Task requirements:
From the records below, extract only the lines running from the line with "Emit a Python" to the line with "import seaborn as sns", both lines included, reproducing them exactly.

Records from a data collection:

------------

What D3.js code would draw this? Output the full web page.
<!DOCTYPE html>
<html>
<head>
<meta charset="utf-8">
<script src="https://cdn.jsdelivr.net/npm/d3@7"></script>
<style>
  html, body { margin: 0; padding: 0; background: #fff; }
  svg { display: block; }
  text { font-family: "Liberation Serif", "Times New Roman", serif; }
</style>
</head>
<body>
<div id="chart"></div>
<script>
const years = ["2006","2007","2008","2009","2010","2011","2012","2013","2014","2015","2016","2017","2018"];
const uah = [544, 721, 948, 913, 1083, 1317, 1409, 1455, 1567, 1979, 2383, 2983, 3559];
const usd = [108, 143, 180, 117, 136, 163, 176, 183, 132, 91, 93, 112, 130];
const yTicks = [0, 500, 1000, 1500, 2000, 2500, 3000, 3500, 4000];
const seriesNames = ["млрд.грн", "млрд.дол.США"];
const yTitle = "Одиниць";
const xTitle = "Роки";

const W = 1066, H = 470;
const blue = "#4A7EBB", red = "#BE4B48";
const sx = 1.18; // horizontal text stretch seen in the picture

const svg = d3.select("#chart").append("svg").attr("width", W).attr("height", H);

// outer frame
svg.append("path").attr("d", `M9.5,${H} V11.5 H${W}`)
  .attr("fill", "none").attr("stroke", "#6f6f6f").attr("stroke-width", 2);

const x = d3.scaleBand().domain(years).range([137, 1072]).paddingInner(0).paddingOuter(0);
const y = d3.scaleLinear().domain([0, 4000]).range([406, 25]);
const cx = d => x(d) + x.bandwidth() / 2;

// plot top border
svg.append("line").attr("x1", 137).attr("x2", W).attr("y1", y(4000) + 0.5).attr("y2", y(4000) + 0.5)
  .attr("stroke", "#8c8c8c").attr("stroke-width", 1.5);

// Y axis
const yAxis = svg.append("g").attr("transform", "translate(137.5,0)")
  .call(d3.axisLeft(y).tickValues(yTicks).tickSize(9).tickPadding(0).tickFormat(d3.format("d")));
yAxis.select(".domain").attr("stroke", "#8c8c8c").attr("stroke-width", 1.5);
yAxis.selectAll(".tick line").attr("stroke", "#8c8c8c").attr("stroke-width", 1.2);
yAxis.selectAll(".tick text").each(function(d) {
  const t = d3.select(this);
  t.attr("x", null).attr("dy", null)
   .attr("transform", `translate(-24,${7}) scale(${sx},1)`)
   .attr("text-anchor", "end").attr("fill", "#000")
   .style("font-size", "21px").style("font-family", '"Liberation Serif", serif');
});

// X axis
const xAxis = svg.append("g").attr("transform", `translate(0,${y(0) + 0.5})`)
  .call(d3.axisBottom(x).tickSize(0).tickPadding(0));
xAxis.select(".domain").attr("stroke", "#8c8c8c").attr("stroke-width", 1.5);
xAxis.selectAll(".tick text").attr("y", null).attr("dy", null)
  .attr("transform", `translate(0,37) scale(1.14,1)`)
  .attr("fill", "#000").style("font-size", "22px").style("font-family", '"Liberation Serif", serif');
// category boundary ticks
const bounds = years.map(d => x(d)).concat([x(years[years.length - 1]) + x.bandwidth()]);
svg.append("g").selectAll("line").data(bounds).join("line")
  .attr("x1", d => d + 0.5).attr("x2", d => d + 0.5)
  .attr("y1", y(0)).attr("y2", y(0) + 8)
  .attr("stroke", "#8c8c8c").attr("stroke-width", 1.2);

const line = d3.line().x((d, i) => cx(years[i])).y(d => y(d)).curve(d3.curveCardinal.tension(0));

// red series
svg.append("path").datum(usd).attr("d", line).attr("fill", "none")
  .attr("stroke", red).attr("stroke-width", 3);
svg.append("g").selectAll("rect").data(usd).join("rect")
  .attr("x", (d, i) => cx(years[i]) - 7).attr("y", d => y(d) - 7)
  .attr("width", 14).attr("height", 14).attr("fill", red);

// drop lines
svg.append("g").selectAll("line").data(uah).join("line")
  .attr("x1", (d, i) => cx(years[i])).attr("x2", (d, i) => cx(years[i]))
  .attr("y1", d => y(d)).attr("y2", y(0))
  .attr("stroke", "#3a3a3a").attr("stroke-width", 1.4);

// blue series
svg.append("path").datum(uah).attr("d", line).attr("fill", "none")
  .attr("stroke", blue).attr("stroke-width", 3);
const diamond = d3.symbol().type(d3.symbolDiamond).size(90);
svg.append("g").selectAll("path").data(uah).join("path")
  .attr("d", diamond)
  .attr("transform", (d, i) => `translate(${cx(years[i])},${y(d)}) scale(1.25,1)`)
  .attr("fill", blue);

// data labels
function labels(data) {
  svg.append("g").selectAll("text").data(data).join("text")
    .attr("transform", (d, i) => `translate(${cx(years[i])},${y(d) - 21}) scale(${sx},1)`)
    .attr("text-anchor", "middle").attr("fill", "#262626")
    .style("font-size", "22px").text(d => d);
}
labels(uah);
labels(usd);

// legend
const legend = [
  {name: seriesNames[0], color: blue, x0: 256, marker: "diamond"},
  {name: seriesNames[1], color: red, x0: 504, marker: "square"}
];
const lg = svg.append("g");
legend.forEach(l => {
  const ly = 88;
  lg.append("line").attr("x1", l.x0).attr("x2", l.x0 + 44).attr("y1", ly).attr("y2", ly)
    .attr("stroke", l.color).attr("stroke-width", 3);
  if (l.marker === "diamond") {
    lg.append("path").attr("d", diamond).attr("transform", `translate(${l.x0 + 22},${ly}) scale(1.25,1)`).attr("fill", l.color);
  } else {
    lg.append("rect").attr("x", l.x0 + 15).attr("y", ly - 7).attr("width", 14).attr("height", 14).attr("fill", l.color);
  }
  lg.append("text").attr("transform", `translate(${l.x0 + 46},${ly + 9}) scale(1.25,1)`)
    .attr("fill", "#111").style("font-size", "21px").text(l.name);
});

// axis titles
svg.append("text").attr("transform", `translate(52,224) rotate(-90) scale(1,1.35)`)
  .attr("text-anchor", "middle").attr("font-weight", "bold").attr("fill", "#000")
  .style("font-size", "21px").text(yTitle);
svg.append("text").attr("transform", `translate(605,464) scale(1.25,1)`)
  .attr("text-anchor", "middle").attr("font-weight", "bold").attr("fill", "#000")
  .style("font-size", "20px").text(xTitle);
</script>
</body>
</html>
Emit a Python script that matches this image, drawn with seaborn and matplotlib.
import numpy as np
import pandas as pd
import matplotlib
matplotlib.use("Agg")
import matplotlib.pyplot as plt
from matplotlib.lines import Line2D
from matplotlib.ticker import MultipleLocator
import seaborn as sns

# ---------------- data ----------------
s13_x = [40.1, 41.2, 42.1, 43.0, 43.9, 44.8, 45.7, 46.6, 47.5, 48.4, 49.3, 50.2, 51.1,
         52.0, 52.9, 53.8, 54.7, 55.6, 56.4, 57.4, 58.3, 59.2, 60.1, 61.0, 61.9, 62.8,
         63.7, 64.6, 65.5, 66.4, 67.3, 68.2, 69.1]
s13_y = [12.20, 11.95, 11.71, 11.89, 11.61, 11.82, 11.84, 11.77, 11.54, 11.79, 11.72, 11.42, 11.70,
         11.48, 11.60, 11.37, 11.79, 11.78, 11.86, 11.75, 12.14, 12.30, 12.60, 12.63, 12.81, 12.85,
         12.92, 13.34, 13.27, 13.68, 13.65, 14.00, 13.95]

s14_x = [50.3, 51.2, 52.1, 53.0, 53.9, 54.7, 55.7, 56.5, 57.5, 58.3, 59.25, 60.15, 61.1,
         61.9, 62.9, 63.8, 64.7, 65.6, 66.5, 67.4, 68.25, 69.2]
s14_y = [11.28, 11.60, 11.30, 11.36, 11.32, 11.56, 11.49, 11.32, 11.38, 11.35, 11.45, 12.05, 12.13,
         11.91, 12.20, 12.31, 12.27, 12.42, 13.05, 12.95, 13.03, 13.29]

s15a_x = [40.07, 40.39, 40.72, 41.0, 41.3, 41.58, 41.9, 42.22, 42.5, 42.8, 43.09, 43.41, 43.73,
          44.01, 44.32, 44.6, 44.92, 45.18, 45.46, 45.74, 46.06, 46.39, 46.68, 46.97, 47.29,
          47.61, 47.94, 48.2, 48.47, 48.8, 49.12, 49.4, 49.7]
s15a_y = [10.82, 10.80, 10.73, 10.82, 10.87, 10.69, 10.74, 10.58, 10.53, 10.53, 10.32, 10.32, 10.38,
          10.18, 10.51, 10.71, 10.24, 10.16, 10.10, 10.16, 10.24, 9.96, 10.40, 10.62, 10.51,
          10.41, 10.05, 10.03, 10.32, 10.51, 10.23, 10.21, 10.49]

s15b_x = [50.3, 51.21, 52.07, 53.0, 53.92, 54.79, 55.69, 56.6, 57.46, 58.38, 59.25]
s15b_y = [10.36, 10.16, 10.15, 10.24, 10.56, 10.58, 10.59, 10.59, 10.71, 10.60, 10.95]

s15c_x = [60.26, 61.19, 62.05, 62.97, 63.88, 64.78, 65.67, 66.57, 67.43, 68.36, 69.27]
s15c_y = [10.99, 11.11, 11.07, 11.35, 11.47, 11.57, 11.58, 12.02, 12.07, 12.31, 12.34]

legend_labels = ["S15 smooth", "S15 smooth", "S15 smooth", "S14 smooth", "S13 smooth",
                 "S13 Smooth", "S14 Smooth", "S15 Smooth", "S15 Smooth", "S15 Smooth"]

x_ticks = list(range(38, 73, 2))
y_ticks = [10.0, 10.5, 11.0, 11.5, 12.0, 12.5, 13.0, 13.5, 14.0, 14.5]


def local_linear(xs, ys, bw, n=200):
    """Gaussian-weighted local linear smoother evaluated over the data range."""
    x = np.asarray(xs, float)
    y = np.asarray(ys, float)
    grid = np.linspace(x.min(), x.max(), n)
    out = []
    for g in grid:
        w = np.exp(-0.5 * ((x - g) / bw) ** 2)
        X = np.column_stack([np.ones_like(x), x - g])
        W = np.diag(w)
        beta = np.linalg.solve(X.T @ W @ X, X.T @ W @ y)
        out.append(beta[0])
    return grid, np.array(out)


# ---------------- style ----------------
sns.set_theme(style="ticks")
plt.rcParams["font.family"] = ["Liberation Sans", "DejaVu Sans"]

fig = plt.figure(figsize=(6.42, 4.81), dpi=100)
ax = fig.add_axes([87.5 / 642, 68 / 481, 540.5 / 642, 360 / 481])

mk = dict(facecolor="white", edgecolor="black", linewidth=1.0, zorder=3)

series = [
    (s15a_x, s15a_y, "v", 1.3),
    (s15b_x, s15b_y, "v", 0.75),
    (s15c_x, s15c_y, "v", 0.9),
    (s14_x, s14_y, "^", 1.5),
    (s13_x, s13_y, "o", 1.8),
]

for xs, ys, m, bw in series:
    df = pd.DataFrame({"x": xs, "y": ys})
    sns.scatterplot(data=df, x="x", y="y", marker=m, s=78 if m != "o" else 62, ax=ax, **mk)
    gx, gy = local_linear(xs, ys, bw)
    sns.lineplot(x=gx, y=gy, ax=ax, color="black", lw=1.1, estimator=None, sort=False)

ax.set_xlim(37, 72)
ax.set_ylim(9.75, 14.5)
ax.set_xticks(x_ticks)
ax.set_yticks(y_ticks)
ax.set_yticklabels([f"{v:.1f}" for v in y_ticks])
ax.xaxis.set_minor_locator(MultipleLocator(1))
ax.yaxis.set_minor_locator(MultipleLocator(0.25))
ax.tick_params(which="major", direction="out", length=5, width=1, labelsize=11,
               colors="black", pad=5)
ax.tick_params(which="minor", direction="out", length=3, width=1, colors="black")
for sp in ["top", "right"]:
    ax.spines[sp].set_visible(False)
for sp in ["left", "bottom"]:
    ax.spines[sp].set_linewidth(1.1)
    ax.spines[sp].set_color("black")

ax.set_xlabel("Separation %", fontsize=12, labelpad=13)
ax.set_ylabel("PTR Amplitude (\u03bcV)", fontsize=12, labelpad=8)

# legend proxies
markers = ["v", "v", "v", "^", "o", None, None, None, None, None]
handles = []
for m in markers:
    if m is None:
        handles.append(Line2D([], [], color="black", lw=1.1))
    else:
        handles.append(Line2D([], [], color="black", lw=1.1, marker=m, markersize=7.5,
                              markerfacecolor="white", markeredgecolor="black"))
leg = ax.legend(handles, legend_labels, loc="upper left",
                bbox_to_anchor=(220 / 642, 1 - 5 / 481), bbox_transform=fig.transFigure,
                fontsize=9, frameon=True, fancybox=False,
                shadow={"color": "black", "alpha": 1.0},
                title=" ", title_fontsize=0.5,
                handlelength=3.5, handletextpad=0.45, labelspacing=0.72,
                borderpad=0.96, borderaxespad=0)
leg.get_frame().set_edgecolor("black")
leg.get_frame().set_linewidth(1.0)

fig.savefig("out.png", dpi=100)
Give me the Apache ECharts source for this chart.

------------

Task output:
Emit a Python script that matches this image, drawn with seaborn and matplotlib.
import numpy as np
import pandas as pd
import matplotlib
matplotlib.use("Agg")
import matplotlib.pyplot as plt
from matplotlib.lines import Line2D
from matplotlib.ticker import MultipleLocator
import seaborn as sns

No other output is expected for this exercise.